Sharansky’s case for a refusal of any deals with the KGB is the fruit of years of reflection on his experience of Soviet prisons:

During my long years in other prisons, where I came to know many other zeks, I saw that everyone who ventured to play games with the KGB invariably lost, whether these games involved seeking a common language, trying to strike bargains, or looking for an honorable compromise. My game succeeded precisely because it fenced me off from the KGB and helped me to hide in my own world. The other games I witnessed and heard about put the defendant on the same level as his captors and eventually delivered him into their hands.

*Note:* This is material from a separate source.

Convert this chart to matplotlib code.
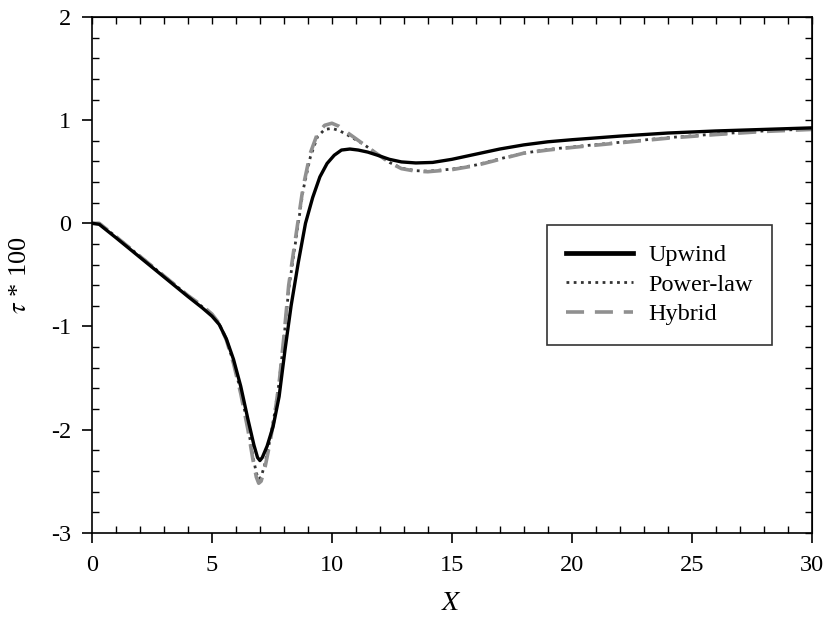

Sharansky had two pieces of good fortune: a loyal and understanding family, and a wife who was intellectually and spiritually one with him. Thus he passed without moral disaster through the years of imprisonment. On almost every point of difficulty, he discovered after his release that his wife, Avital, had shared his view. At one time it seemed unlikely that, he in the prisons and camps, she in Israel, they would ever be able to come together again. But neither of them lost heart or confidence and in the end they were able to share their lives once again. Sharansky would admit how much his release was probably a consequence of agitation and pressures from outside the Soviet Union. But without the simplicity and integrity of his wife, and without his own wisdom and resolution, it would have been a different, less moving, less exemplary story.